L and I met when we were 18– I think on our second day at the small liberal arts college in the midwest where we both started school and then both dropped out.  I dropped out before the end of the semester which was the source of great and grave anger and sadness between my father and me.  I am completely serious when I say that I don’t know if he ever really got over it.  My friendship with L is the only thing I left that school with.  I feel more sympathetic now to the feelings he had about the lost tuition– I didn’t even finish the semester or get the credits for his hard-earned money. 

On the other hand, I wish that before he died I could have helped him to understand the immeasurable value of my lifelong friendship with L and now her whole family– her mother and father (now gone), L’s sister, L’s two daughters and her partner.  If I could now repay my father for the cost of that semester, I would do so and consider it a tremendous bargain because of the friendship.     

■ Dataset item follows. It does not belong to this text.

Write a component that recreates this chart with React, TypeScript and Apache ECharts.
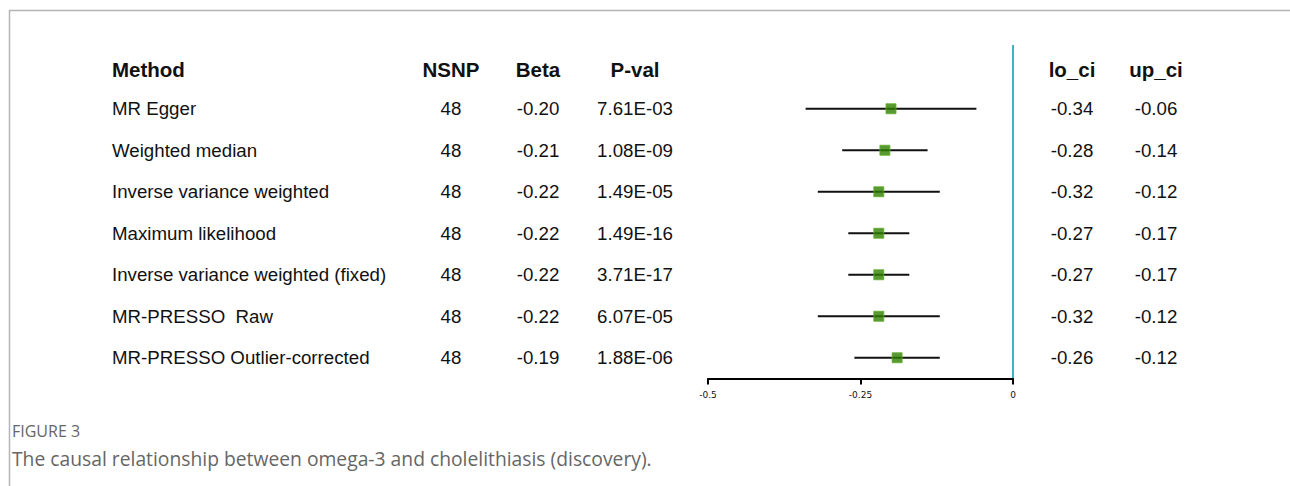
import React, { useEffect, useRef } from "react";
import * as echarts from "echarts";

const methods = [
  "MR Egger",
  "Weighted median",
  "Inverse variance weighted",
  "Maximum likelihood",
  "Inverse variance weighted (fixed)",
  "MR-PRESSO  Raw",
  "MR-PRESSO Outlier-corrected",
];
const nsnp = [48, 48, 48, 48, 48, 48, 48];
const beta = [-0.2, -0.21, -0.22, -0.22, -0.22, -0.22, -0.19];
const pval = ["7.61E-03", "1.08E-09", "1.49E-05", "1.49E-16", "3.71E-17", "6.07E-05", "1.88E-06"];
const loCi = [-0.34, -0.28, -0.32, -0.27, -0.27, -0.32, -0.26];
const upCi = [-0.06, -0.14, -0.12, -0.17, -0.17, -0.12, -0.12];
const headers = ["Method", "NSNP", "Beta", "P-val", "lo_ci", "up_ci"];
const xTicks = { min: -0.5, max: 0, interval: 0.25 };
const captionLabel = "FIGURE 3";
const captionText = "The causal relationship between omega-3 and cholelithiasis (discovery).";

export default function App() {
  const ref = useRef<HTMLDivElement>(null);
  useEffect(() => {
    if (!ref.current) return;
    const chart = echarts.init(ref.current, undefined, { renderer: "svg" });
    const font = "'Liberation Sans', Arial, sans-serif";
    const option: any = {
      animation: false,
      grid: { left: 708, width: 305, top: 88, height: 290.5 },
      xAxis: {
        type: "value",
        min: xTicks.min,
        max: xTicks.max,
        interval: xTicks.interval,
        splitLine: { show: false },
        axisLine: { show: true, onZero: false, lineStyle: { color: "#000", width: 2 } },
        axisTick: { show: true, length: 6, lineStyle: { color: "#000", width: 2 } },
        axisLabel: {
          fontSize: 9,
          color: "#111",
          margin: 12,
          fontFamily: "'DejaVu Sans', sans-serif",
          formatter: (v: number) => String(v),
        },
      },
      yAxis: {
        type: "category",
        data: methods,
        inverse: true,
        show: false,
      },
      series: [
        {
          type: "custom",
          data: methods.map((m, i) => [loCi[i], upCi[i], i]),
          renderItem: (params: any, api: any) => {
            const a = api.coord([api.value(0), api.value(2)]);
            const b = api.coord([api.value(1), api.value(2)]);
            return {
              type: "line",
              shape: { x1: a[0], y1: a[1], x2: b[0], y2: b[1] },
              style: { stroke: "#111", lineWidth: 2 },
            };
          },
          z: 1,
        },
        {
          type: "scatter",
          data: methods.map((m, i) => [beta[i], i]),
          symbol: "rect",
          symbolSize: 10,
          itemStyle: { color: "#2f7f00", borderColor: "#5fae28", borderWidth: 1 },
          z: 3,
        },
      ],
    };
    chart.setOption(option);

    const rowY = methods.map((m, i) => chart.convertToPixel({ yAxisIndex: 0 }, i) as number);
    const zeroX = chart.convertToPixel({ xAxisIndex: 0 }, 0) as number;
    const headerY = 69;
    const txt = (x: number, y: number, text: string, align: string, bold = false, size = 18.7) => ({
      type: "text",
      x,
      y,
      style: {
        text,
        fill: "#111",
        font: `${bold ? "bold " : ""}${size}px ${font}`,
        align,
        verticalAlign: "middle",
      },
    });
    const cols = [
      { x: 112, align: "left" },
      { x: 451, align: "center" },
      { x: 538, align: "center" },
      { x: 635, align: "center" },
      { x: 1072, align: "center" },
      { x: 1156, align: "center" },
    ];
    const elements: any[] = [];
    headers.forEach((h, c) => elements.push(txt(cols[c].x, headerY, h, cols[c].align, true, 20.5)));
    methods.forEach((m, i) => {
      const y = rowY[i];
      elements.push(txt(cols[0].x, y, m, "left"));
      elements.push(txt(cols[1].x, y, String(nsnp[i]), "center"));
      elements.push(txt(cols[2].x, y, beta[i].toFixed(2), "center"));
      elements.push(txt(cols[3].x, y, pval[i], "center"));
      elements.push(txt(cols[4].x, y, loCi[i].toFixed(2), "center"));
      elements.push(txt(cols[5].x, y, upCi[i].toFixed(2), "center"));
    });
    elements.push({
      type: "line",
      shape: { x1: zeroX, y1: 45, x2: zeroX, y2: 378 },
      style: { stroke: "#3bb3c8", lineWidth: 2 },
      z: 10,
    });
    elements.push({
      type: "line",
      shape: { x1: 9, y1: 10.5, x2: 1290, y2: 10.5 },
      style: { stroke: "#b5b5b5", lineWidth: 1.5 },
    });
    elements.push({
      type: "line",
      shape: { x1: 9.5, y1: 10, x2: 9.5, y2: 486 },
      style: { stroke: "#b5b5b5", lineWidth: 1.5 },
    });
    elements.push({
      type: "text",
      x: 12,
      y: 431,
      style: { text: captionLabel, fill: "#666", font: "16px 'Open Sans', sans-serif", verticalAlign: "middle" },
    });
    elements.push({
      type: "text",
      x: 12,
      y: 458,
      style: { text: captionText, fill: "#666", font: "19.3px 'Open Sans', sans-serif", verticalAlign: "middle" },
    });
    chart.setOption({ graphic: { elements } });
    return () => chart.dispose();
  }, []);
  return (
    <div
      ref={ref}
      style={{ position: "fixed", left: 0, top: 0, width: 1290, height: 486, background: "#fff" }}
    />
  );
}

What I am remembering now is that in our late teens and early twenties, L and I visited each other a lot.  I did less of the travelling , but she would come to visit me for a summer at a time for 4 weeks or 8 weeks sometimes.  She was much more adventuresome than I.  Once she took a cross country bicycle trip with a plan to finish in the Madison, Wisconsin where I had gone back to school and she was coming to stay for the summer.  She called from pay phones along the way.  And then one day she called me, told me what street corner she was on and asked directions to my house.  She was an LPN and could almost always get work within a week of starting to look, so she could visit and and work.  I would go to California to see her too, but never for a month.  Either way our days often included one of us going off to work, while the other hung out waiting for the work day to end and our visit and talks and adventures to resume.

Why I am writing this now is that looking back, she was my very first writing/blogging partner.  We both kept long, detailed, involved journals.  Mine went on and on and on writing-wise.  Hers did too, and were full of interesting things pasted in as well.  Train tickets, ticket stubs, photo booth photos.  I don’t remember when exactly, but there came a time in our friendship– when we developed a tradition.  When we saw each other, one of the things we would do early on in our visit and completely by agreement was that one would spend several hours reading the other’s journal.  And then we would talk about it later– like the comments part of the blog, only more expansive.

After we started doing this, our journals, our experiments with writing and our own thoughts and feelings about so many things, were no longer only our own– they were soon-to-be-published pieces, with a very, very small and particular audience in mind.  I like to think of that time as I do this work– and I like the immediacy of the blog– and I like to think of you who I know and you who I don’t out there– reading, thinking like L and I did back then.